Retroactivity has been a part of Maine law at least since the 1870s, serves a useful public purpose and is undeserving of the scare-mongering TV and newspaper ads, the omnipresent “Chicken Little” cry proponents of the Central Maine Power corridor are raining down on us. The latest addition to this deluge of hysteria is the ubiquitous yard signs planted by a CMP funded political action committee urging we “Say No To Retroactive Laws.”

Retroactivity helped save Portland’s working waterfront.
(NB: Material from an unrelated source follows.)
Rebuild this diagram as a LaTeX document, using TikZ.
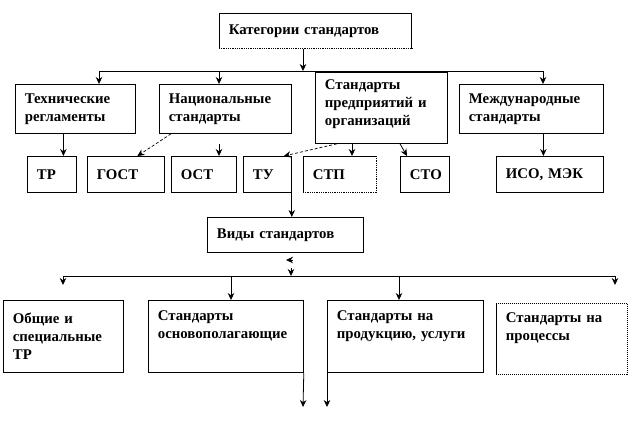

In the 1980s, Portland’s waterfront had become one of the hottest real estate markets in New England, with residential and commercial development threatening to crowd out marine-based businesses. High priced condominiums were selling within days of going on the market, and lobstermen, fishermen ,boatbuilders and others who depended on access to the sea worried they would be pushed off Portland’s wharfs.

Had we then said “No to Retroactive Laws” The Maine Lobsterman’s Association, which joined with the Portland West Neighborhood Organization, the Casco Bay Island Development Association, and others, to form the Working Waterfront Coalition, would have lost forever an entire wharf for the use of its members, and the residents of Portland would be looking at quite a different waterfront today.

The Maine Lobsterman’s Association, as Coalition members, the City of Portland, the Maine Attorney General’s Office and Prof. Orlando Delogu vigorously defended the retroactivity provision in an ordinance adopted 2 to 1 by referendum which prevented non-marine related enterprises on the waterfront.

In a critical victory protecting our waterfront work force, a force which connects Portland’s harbor with its history, and with Casco Bay and the Gulf of Maine, the Maine Supreme Judicial Court in City of Portland,et al. v. Fisherman’s Wharf Associates II, (1988) 541 A. 2d 160 unanimously decided for the Working Waterfront Coalition, et al, noting the long history of legislative retroactive application for the public good, reaffirmed “the Legislature’s authority to make statutes operate retroactively” and recognized that even municipalities had authority to apply ordinances retroactively by their Home Rule powers conferred by 30 M.R. S. A.sec.1917 (1978).


To avoid unfairness or confiscation in relation to retroactive application, as noted by project supporter Orlando Delogu, in his Press Herald column on Sept. 21, there are U. S. Constitutional restraints to protect one’s “vested rights.” It remains to be seen, however, whether CMP/New England Clean Energy Connect can attain such rights or whether their conduct in the pursuit of the corridor projects has put such rights, and the future of the project itself, in jeopardy.

Delogu responded to a project supporter who alleged that Nemitz “misunderstood the retroactivity provision of the upcoming referendum and “demonstrates that reporters get it wrong when they fail to fully examine complex issues.” A careful reading of the Nemitz piece, however, demonstrates that Delogu, was the one who got it wrong.

Nemitz used the word “retroactivity” several times but never in a context with even a hint of misunderstanding or “getting it wrong.” And while Delogu was critical of Nemitz for “ignor(ing) that CMP has all needed state-federal project approvals” he ignored Nemitz’s reference to Justice Michaela Murphy’s vacating an essential lease of a mile long parcel of public land without which the approvals, and the project itself, are in jeopardy.

Maine has one of the most intact forested landscapes east of the Mississippi. The 53 mile clear-cut that would be created by this project approximates the distance you drive from Portland to Augusta, or Portsmouth, N.H. That’s the image I’ll have in mind when I vote on November 2 not some “retroactivity” bogeyman, some “political hokum,” spun by CMP’s pollsters and campaign consultants thinking we will never discover the trick.